Records from a dataset

——

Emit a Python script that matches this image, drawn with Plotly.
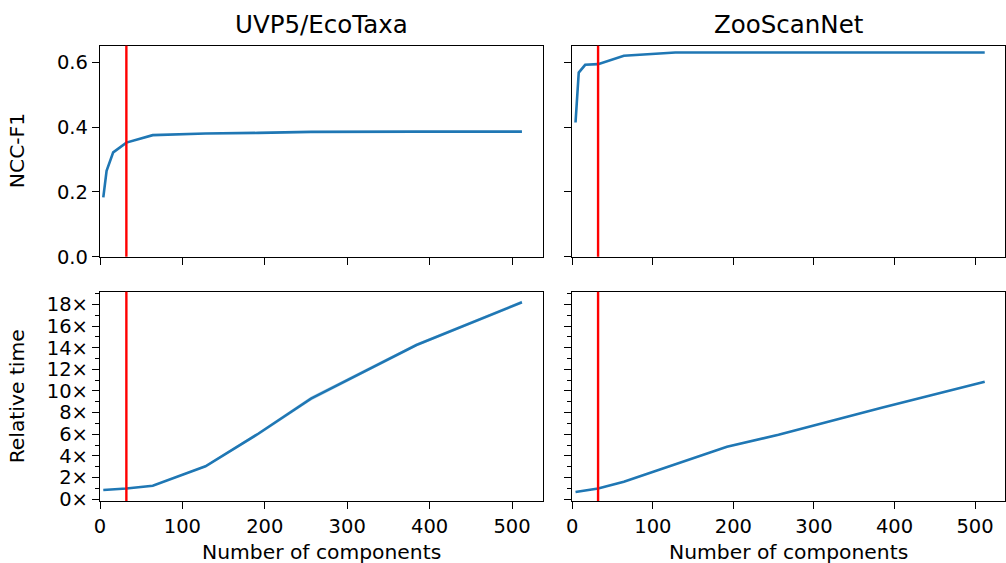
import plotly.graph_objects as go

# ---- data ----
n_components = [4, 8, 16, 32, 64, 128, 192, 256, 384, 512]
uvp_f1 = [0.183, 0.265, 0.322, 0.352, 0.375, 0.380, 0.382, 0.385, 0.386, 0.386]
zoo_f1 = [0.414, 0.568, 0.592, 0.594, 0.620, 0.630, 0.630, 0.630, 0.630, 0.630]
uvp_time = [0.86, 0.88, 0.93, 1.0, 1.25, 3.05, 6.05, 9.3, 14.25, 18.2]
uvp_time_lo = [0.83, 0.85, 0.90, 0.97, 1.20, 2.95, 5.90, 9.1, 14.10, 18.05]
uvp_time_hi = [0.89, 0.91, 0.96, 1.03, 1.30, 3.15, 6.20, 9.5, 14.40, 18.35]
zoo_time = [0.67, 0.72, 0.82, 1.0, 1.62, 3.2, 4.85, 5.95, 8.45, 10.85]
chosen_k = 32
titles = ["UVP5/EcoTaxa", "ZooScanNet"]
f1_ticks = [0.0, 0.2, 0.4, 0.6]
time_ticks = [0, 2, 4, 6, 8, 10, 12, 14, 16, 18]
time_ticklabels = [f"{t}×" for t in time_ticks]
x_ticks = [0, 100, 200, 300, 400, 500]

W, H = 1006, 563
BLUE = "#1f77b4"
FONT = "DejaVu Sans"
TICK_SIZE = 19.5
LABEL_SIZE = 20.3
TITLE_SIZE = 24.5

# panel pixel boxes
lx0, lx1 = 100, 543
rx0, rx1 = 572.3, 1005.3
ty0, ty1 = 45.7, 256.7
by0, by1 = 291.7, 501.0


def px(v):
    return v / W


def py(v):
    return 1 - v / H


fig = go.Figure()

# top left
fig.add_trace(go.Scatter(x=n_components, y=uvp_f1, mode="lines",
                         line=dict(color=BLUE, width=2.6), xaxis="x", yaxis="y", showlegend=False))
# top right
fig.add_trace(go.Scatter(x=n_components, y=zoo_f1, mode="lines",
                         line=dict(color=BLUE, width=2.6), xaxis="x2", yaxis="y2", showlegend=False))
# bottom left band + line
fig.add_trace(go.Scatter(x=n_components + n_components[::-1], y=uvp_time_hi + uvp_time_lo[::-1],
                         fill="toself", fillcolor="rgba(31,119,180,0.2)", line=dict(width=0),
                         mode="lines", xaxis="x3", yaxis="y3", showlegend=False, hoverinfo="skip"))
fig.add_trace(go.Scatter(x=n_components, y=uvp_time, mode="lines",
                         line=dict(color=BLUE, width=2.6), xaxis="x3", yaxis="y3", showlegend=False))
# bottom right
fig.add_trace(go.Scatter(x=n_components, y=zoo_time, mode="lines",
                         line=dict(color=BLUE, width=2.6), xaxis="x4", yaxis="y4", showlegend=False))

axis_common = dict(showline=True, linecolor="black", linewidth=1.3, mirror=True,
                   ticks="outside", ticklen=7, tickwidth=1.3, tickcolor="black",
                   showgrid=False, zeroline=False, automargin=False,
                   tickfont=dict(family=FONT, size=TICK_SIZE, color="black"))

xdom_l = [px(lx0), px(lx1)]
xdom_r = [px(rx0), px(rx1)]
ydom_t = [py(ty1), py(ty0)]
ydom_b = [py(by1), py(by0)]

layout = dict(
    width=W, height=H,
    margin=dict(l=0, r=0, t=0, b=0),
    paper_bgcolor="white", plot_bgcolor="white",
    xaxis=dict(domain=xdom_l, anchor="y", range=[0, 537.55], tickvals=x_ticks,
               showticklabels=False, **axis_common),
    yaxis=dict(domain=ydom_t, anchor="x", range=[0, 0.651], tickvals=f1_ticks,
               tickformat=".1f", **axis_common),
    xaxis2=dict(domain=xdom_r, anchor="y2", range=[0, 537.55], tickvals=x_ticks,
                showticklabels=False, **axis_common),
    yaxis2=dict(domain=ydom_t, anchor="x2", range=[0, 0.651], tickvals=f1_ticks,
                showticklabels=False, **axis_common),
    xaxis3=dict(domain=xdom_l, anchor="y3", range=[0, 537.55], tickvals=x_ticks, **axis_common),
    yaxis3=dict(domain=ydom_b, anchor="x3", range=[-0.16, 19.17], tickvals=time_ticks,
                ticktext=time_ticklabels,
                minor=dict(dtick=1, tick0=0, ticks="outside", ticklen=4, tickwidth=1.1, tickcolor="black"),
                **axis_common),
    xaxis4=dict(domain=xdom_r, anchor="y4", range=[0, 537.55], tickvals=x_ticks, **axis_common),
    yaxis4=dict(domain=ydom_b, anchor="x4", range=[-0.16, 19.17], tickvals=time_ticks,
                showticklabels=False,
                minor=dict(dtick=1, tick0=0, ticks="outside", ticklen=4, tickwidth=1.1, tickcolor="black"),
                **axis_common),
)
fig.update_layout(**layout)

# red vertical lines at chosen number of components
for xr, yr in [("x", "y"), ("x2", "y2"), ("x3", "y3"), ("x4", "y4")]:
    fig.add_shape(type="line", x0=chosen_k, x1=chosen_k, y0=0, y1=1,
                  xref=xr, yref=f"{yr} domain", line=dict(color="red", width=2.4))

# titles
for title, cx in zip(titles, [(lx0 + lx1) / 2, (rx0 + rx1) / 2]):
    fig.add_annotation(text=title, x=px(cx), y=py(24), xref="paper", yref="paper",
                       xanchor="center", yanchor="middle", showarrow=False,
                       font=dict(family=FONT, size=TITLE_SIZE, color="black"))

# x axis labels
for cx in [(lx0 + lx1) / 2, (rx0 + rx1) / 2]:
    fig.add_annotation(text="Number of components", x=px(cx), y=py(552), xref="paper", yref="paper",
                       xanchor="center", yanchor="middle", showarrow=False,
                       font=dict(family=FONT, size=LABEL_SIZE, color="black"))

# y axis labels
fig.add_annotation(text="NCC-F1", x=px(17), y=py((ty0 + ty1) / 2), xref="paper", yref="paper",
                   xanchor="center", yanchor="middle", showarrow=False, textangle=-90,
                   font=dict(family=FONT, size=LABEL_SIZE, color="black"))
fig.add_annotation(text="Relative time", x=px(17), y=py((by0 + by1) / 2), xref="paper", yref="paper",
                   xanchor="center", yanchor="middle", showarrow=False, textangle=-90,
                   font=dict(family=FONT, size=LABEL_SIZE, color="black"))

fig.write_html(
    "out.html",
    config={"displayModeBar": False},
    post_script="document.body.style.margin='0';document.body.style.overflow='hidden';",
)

——

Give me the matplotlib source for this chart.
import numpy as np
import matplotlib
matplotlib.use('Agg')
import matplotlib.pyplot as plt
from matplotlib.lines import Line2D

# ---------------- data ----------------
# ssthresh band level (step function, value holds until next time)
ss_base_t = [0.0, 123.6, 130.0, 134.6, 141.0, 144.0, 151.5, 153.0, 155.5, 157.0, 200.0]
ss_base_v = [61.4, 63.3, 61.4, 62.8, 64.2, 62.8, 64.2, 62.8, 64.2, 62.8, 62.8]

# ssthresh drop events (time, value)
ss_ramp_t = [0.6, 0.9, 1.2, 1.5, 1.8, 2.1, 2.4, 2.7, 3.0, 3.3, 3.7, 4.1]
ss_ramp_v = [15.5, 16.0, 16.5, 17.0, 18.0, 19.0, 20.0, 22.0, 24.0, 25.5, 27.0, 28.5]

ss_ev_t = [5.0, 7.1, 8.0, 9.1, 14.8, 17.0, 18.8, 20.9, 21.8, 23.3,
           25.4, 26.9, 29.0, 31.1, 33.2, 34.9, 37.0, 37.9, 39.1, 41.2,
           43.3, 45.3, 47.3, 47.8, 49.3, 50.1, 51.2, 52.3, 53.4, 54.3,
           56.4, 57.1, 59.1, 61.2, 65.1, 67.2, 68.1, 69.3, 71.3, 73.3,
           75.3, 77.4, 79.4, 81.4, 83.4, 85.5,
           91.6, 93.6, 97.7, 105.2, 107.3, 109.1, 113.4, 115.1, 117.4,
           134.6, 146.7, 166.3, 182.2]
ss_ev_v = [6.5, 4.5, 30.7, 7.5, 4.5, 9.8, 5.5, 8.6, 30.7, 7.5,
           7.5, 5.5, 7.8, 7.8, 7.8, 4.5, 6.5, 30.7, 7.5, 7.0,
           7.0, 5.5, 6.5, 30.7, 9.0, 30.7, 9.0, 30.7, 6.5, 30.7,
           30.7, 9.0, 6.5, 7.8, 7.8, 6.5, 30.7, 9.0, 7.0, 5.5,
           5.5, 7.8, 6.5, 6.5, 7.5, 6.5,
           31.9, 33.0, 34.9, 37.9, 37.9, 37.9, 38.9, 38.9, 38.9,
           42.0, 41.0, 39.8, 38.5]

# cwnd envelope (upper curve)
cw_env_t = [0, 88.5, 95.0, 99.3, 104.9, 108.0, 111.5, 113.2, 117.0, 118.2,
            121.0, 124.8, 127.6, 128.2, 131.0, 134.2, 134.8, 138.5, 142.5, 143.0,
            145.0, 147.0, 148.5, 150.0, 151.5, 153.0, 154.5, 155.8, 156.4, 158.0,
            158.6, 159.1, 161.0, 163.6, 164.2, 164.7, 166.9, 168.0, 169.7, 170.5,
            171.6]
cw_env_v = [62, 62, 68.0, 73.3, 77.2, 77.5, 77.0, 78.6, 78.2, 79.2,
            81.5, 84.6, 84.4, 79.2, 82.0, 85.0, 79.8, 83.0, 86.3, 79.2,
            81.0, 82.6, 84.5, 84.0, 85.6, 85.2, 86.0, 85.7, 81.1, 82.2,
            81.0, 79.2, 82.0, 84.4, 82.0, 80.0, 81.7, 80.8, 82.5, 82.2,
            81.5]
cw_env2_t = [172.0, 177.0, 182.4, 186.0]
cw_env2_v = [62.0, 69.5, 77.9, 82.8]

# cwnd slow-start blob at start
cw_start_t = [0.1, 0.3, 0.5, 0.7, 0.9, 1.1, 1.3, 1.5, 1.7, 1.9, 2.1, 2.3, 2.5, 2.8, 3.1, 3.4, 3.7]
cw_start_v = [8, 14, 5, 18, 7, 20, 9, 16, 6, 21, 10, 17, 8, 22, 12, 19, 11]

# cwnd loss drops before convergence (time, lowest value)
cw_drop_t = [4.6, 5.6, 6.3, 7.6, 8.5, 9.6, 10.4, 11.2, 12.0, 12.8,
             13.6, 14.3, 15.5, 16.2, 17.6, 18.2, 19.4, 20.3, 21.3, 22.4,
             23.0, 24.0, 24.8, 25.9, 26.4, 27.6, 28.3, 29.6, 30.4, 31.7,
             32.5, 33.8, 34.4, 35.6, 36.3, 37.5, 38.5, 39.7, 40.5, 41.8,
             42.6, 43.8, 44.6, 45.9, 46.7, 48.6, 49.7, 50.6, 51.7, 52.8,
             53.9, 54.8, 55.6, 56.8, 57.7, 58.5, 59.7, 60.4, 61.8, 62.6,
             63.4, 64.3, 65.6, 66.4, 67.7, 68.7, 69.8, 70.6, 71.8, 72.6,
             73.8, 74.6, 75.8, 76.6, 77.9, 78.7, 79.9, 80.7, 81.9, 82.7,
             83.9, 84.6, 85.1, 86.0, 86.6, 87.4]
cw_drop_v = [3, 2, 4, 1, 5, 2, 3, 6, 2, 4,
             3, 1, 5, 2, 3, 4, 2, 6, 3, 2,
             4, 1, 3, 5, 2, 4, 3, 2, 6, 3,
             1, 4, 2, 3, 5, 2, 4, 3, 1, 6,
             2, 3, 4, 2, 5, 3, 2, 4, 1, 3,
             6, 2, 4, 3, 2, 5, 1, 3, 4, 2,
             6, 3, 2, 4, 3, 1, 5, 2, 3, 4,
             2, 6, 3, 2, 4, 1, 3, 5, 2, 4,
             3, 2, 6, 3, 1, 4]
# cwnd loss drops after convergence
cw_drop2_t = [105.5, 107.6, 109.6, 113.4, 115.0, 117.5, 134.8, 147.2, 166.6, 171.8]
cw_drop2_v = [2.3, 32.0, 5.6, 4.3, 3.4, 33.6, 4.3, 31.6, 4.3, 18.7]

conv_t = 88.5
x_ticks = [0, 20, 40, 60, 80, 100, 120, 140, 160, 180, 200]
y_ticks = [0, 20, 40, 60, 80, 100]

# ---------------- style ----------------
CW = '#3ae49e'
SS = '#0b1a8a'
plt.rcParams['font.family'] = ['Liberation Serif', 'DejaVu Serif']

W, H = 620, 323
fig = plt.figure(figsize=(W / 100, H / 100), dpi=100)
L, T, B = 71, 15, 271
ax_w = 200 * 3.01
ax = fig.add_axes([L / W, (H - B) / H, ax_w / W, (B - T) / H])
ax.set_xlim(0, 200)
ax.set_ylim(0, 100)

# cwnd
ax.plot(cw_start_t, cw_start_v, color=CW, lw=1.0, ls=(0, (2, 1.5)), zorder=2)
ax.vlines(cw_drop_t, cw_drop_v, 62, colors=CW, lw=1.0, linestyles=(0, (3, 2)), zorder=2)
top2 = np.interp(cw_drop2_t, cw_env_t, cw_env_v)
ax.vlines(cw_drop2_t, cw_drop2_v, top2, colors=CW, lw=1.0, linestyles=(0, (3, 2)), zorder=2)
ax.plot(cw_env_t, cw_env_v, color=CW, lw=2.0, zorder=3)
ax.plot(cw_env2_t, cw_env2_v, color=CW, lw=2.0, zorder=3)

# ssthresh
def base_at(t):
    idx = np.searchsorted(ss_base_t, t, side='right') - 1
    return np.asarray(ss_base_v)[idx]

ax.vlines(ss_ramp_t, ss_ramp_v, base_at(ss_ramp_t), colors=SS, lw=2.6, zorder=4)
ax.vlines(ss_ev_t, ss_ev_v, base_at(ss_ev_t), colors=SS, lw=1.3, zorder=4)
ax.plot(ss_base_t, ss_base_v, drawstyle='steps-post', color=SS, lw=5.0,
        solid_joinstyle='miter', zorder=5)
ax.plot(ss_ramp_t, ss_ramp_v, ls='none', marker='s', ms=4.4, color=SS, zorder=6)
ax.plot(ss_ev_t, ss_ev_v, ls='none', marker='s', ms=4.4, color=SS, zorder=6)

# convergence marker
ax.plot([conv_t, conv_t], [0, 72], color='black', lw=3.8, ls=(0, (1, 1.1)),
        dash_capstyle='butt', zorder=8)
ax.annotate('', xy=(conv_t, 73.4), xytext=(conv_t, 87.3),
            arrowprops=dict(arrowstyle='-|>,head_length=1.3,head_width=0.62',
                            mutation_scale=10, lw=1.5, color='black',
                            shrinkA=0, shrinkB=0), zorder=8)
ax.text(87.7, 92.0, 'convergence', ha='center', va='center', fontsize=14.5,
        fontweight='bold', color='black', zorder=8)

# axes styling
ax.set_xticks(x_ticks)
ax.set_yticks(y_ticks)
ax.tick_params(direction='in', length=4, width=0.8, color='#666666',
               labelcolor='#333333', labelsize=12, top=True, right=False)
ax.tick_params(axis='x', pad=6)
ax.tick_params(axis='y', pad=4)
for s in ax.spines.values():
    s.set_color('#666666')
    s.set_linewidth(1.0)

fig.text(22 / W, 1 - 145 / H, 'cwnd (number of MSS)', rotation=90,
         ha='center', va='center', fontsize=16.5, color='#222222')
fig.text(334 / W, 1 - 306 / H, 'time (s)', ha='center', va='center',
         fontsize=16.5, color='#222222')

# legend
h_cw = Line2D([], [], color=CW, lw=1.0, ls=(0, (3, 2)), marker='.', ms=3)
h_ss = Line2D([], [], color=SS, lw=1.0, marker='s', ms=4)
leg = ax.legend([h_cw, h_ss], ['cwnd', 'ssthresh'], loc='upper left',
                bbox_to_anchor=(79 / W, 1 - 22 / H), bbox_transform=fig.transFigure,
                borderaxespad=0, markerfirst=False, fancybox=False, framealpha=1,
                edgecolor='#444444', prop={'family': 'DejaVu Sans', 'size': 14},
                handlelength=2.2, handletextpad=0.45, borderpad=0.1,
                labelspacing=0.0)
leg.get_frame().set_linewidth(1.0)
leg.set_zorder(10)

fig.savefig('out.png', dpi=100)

——

Description of the task :: Repeat exactly, and only, the lines from the one containing "Give me the matplotlib source for this chart." through the one containing "25.5, 27.0, 28.5]", both included.

Expected output ::
Give me the matplotlib source for this chart.
import numpy as np
import matplotlib
matplotlib.use('Agg')
import matplotlib.pyplot as plt
from matplotlib.lines import Line2D

# ---------------- data ----------------
# ssthresh band level (step function, value holds until next time)
ss_base_t = [0.0, 123.6, 130.0, 134.6, 141.0, 144.0, 151.5, 153.0, 155.5, 157.0, 200.0]
ss_base_v = [61.4, 63.3, 61.4, 62.8, 64.2, 62.8, 64.2, 62.8, 64.2, 62.8, 62.8]

# ssthresh drop events (time, value)
ss_ramp_t = [0.6, 0.9, 1.2, 1.5, 1.8, 2.1, 2.4, 2.7, 3.0, 3.3, 3.7, 4.1]
ss_ramp_v = [15.5, 16.0, 16.5, 17.0, 18.0, 19.0, 20.0, 22.0, 24.0, 25.5, 27.0, 28.5]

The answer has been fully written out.